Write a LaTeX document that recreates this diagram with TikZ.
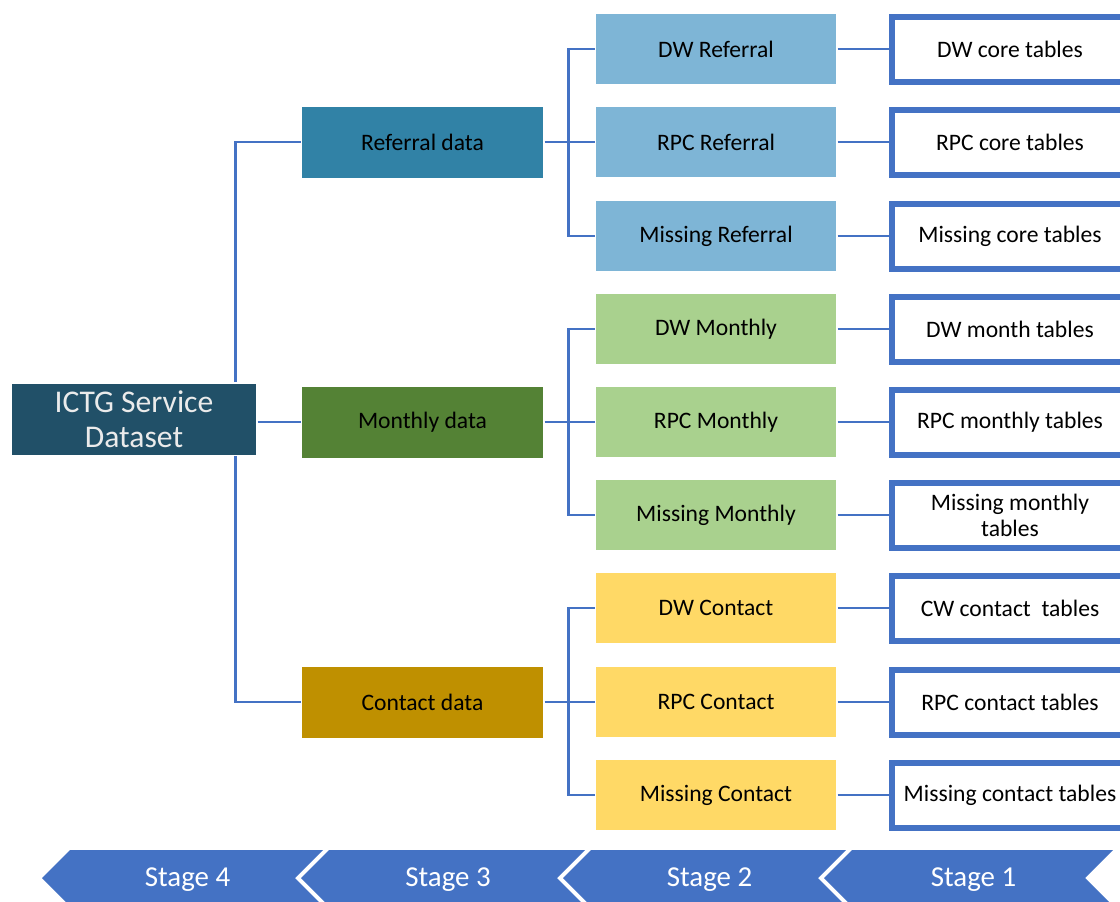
\documentclass[tikz,border=0pt]{standalone}
\usepackage{fontspec}
\setmainfont{Carlito}
\definecolor{rootfill}{HTML}{215068}
\definecolor{reffill}{HTML}{3182A6}
\definecolor{monfill}{HTML}{548235}
\definecolor{confill}{HTML}{BF9000}
\definecolor{reflight}{HTML}{7EB5D6}
\definecolor{monlight}{HTML}{A9D18E}
\definecolor{conlight}{HTML}{FFD966}
\definecolor{linkblue}{HTML}{4472C4}
\begin{document}
\begin{tikzpicture}[x=1pt,y=-1pt,
    link/.style={draw=linkblue,line width=2.5pt},
    basebox/.style={inner sep=0pt,outer sep=1.5pt,align=center,
      font=\fontsize{23.6}{26}\selectfont},
    groupbox/.style={basebox,minimum width=241pt,minimum height=71pt},
    itembox/.style={basebox,minimum width=240pt,minimum height=70pt},
    tablebox/.style={basebox,draw=linkblue,line width=6pt,fill=white,
      minimum width=236pt,minimum height=65pt}]
  \useasboundingbox (0,0) rectangle (1120,902);
  \clip (0,0) rectangle (1120,902);

  % root
  \node[basebox,fill=rootfill,text=white!92!black,minimum width=244pt,minimum height=71pt,
    font=\fontsize{31.6}{35}\selectfont] (root) at (134,419) {ICTG Service\\Dataset};

  % stage 3
  \node[groupbox,fill=reffill] (refdata) at (422.5,142) {Referral data};
  \node[groupbox,fill=monfill] (mondata) at (422.5,422) {Monthly data};
  \node[groupbox,fill=confill] (condata) at (422.5,702) {Contact data};

  % stage 2
  \node[itembox,fill=reflight] (dwref) at (716,49) {DW Referral};
  \node[itembox,fill=reflight] (rpcref) at (716,142) {RPC Referral};
  \node[itembox,fill=reflight] (misref) at (716,236) {Missing Referral};
  \node[itembox,fill=monlight] (dwmon) at (716,329) {DW Monthly};
  \node[itembox,fill=monlight] (rpcmon) at (716,422) {RPC Monthly};
  \node[itembox,fill=monlight] (mismon) at (716,515) {Missing Monthly};
  \node[itembox,fill=conlight] (dwcon) at (716,608) {DW Contact};
  \node[itembox,fill=conlight] (rpccon) at (716,702) {RPC Contact};
  \node[itembox,fill=conlight] (miscon) at (716,795) {Missing Contact};

  % stage 1
  \node[tablebox] (dwcore) at (1010,49) {DW core tables};
  \node[tablebox] (rpccore) at (1010,142) {RPC core tables};
  \node[tablebox] (miscore) at (1010,236) {Missing core tables};
  \node[tablebox] (dwmonth) at (1010,329) {DW month tables};
  \node[tablebox] (rpcmonth) at (1010,422) {RPC monthly tables};
  \node[tablebox] (mismonth) at (1010,515) {Missing monthly\\tables};
  \node[tablebox] (dwcontact) at (1010,608) {CW contact\ \ tables};
  \node[tablebox] (rpccontact) at (1010,702) {RPC contact tables};
  \node[tablebox] (miscontact) at (1010,795) {Missing contact tables};

  % connectors
  \draw[link] (mondata.west -| root.east) -- (mondata.west);
  \draw[link] (refdata.west) -| ([xshift=-22]root.north east);
  \draw[link] (condata.west) -| ([xshift=-22]root.south east);
  \foreach \g/\a/\b/\c in {refdata/dwref/rpcref/misref,
      mondata/dwmon/rpcmon/mismon, condata/dwcon/rpccon/miscon} {
    \draw[link] (\g.east) -- (\b.west);
    \draw[link] (\a.west) -| ([xshift=24]\g.east) |- (\c.west);
  }
  \foreach \s/\t in {dwref/dwcore, rpcref/rpccore, misref/miscore,
      dwmon/dwmonth, rpcmon/rpcmonth, mismon/mismonth,
      dwcon/dwcontact, rpccon/rpccontact, miscon/miscontact}
    \draw[link] (\s.east) -- (\t.west);

  % stage arrows
  \foreach \n/\l/\r in {4/42/295, 3/301/557, 2/563/818, 1/824/1085} {
    \fill[linkblue] (\l,878) -- (\l+28,850) -- (\r+28,850) -- (\r,878)
      -- (\r+28,906) -- (\l+28,906) -- cycle;
    \node[text=white,font=\fontsize{28.9}{32}\selectfont] (stage\n)
      at ({(\l+\r)/2+19},880) {Stage \n};
  }
\end{tikzpicture}
\end{document}
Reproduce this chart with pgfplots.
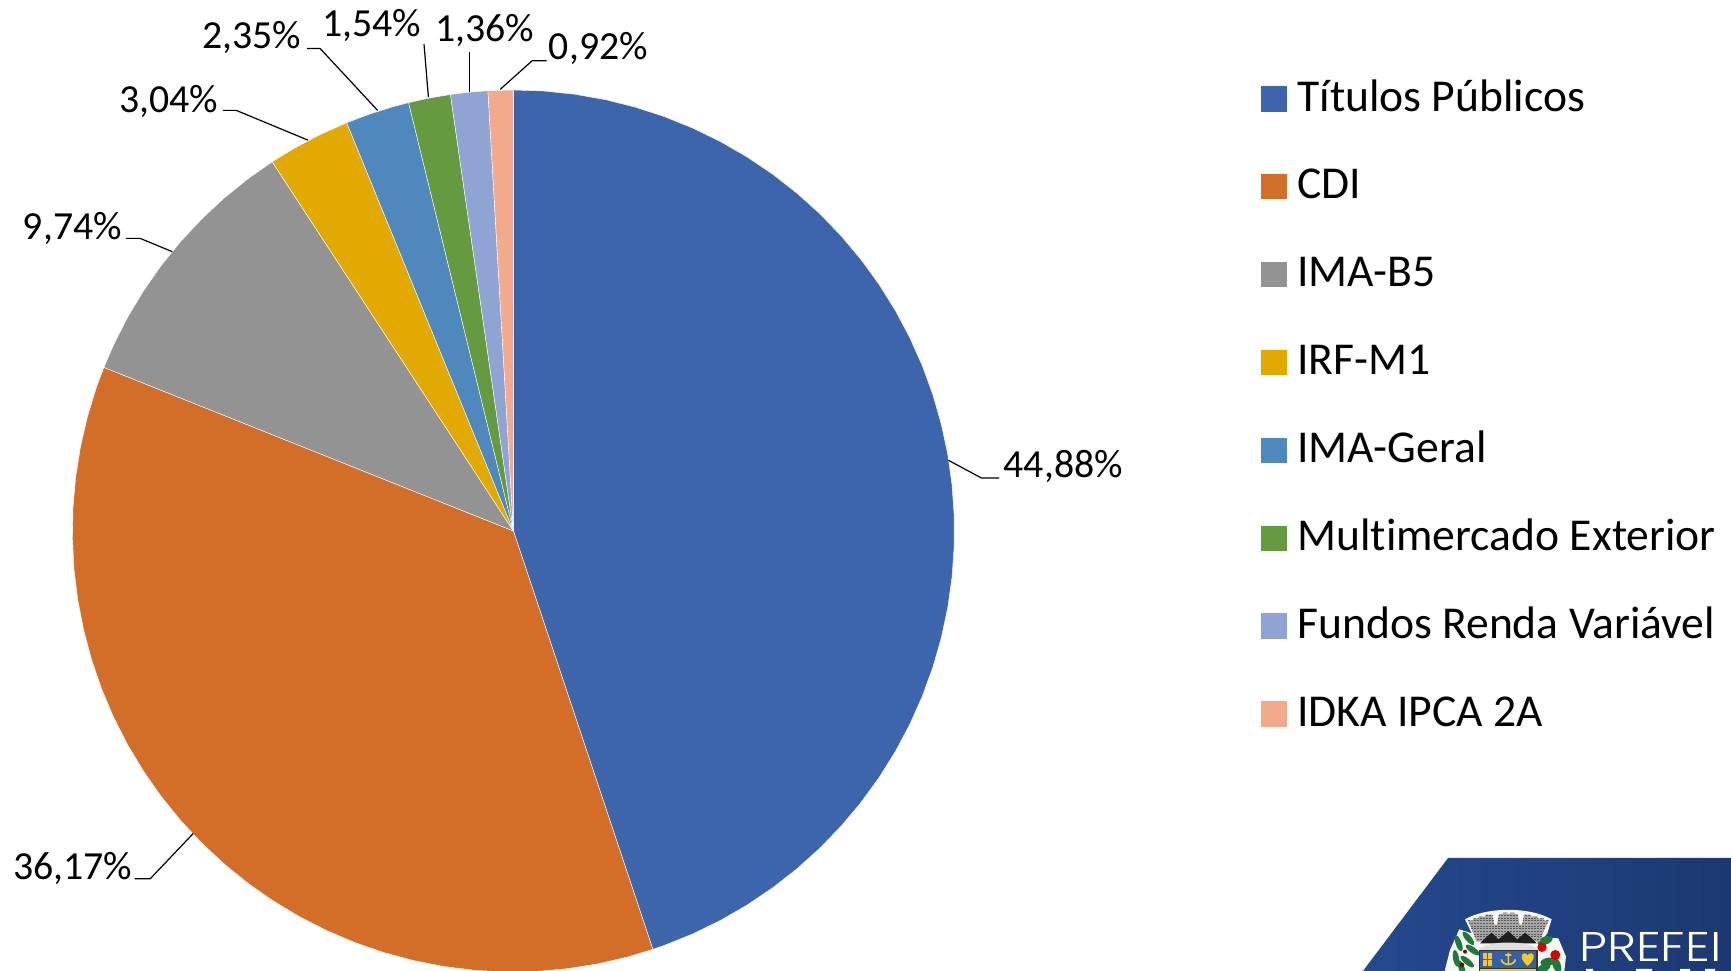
· · ·
## What is needed
Return the listing above unchanged, apart from dropping its pictures.

## Solution to the exercise
Write a LaTeX document that recreates this diagram with TikZ.
\documentclass[tikz,border=0pt]{standalone}
\usepackage{fontspec}
\setmainfont{Carlito}
\definecolor{rootfill}{HTML}{215068}
\definecolor{reffill}{HTML}{3182A6}
\definecolor{monfill}{HTML}{548235}
\definecolor{confill}{HTML}{BF9000}
\definecolor{reflight}{HTML}{7EB5D6}
\definecolor{monlight}{HTML}{A9D18E}
\definecolor{conlight}{HTML}{FFD966}
\definecolor{linkblue}{HTML}{4472C4}
\begin{document}
\begin{tikzpicture}[x=1pt,y=-1pt,
    link/.style={draw=linkblue,line width=2.5pt},
    basebox/.style={inner sep=0pt,outer sep=1.5pt,align=center,
      font=\fontsize{23.6}{26}\selectfont},
    groupbox/.style={basebox,minimum width=241pt,minimum height=71pt},
    itembox/.style={basebox,minimum width=240pt,minimum height=70pt},
    tablebox/.style={basebox,draw=linkblue,line width=6pt,fill=white,
      minimum width=236pt,minimum height=65pt}]
  \useasboundingbox (0,0) rectangle (1120,902);
  \clip (0,0) rectangle (1120,902);

  % root
  \node[basebox,fill=rootfill,text=white!92!black,minimum width=244pt,minimum height=71pt,
    font=\fontsize{31.6}{35}\selectfont] (root) at (134,419) {ICTG Service\\Dataset};

  % stage 3
  \node[groupbox,fill=reffill] (refdata) at (422.5,142) {Referral data};
  \node[groupbox,fill=monfill] (mondata) at (422.5,422) {Monthly data};
  \node[groupbox,fill=confill] (condata) at (422.5,702) {Contact data};

  % stage 2
  \node[itembox,fill=reflight] (dwref) at (716,49) {DW Referral};
  \node[itembox,fill=reflight] (rpcref) at (716,142) {RPC Referral};
  \node[itembox,fill=reflight] (misref) at (716,236) {Missing Referral};
  \node[itembox,fill=monlight] (dwmon) at (716,329) {DW Monthly};
  \node[itembox,fill=monlight] (rpcmon) at (716,422) {RPC Monthly};
  \node[itembox,fill=monlight] (mismon) at (716,515) {Missing Monthly};
  \node[itembox,fill=conlight] (dwcon) at (716,608) {DW Contact};
  \node[itembox,fill=conlight] (rpccon) at (716,702) {RPC Contact};
  \node[itembox,fill=conlight] (miscon) at (716,795) {Missing Contact};

  % stage 1
  \node[tablebox] (dwcore) at (1010,49) {DW core tables};
  \node[tablebox] (rpccore) at (1010,142) {RPC core tables};
  \node[tablebox] (miscore) at (1010,236) {Missing core tables};
  \node[tablebox] (dwmonth) at (1010,329) {DW month tables};
  \node[tablebox] (rpcmonth) at (1010,422) {RPC monthly tables};
  \node[tablebox] (mismonth) at (1010,515) {Missing monthly\\tables};
  \node[tablebox] (dwcontact) at (1010,608) {CW contact\ \ tables};
  \node[tablebox] (rpccontact) at (1010,702) {RPC contact tables};
  \node[tablebox] (miscontact) at (1010,795) {Missing contact tables};

  % connectors
  \draw[link] (mondata.west -| root.east) -- (mondata.west);
  \draw[link] (refdata.west) -| ([xshift=-22]root.north east);
  \draw[link] (condata.west) -| ([xshift=-22]root.south east);
  \foreach \g/\a/\b/\c in {refdata/dwref/rpcref/misref,
      mondata/dwmon/rpcmon/mismon, condata/dwcon/rpccon/miscon} {
    \draw[link] (\g.east) -- (\b.west);
    \draw[link] (\a.west) -| ([xshift=24]\g.east) |- (\c.west);
  }
  \foreach \s/\t in {dwref/dwcore, rpcref/rpccore, misref/miscore,
      dwmon/dwmonth, rpcmon/rpcmonth, mismon/mismonth,
      dwcon/dwcontact, rpccon/rpccontact, miscon/miscontact}
    \draw[link] (\s.east) -- (\t.west);

  % stage arrows
  \foreach \n/\l/\r in {4/42/295, 3/301/557, 2/563/818, 1/824/1085} {
    \fill[linkblue] (\l,878) -- (\l+28,850) -- (\r+28,850) -- (\r,878)
      -- (\r+28,906) -- (\l+28,906) -- cycle;
    \node[text=white,font=\fontsize{28.9}{32}\selectfont] (stage\n)
      at ({(\l+\r)/2+19},880) {Stage \n};
  }
\end{tikzpicture}
\end{document}
Reproduce this chart with pgfplots.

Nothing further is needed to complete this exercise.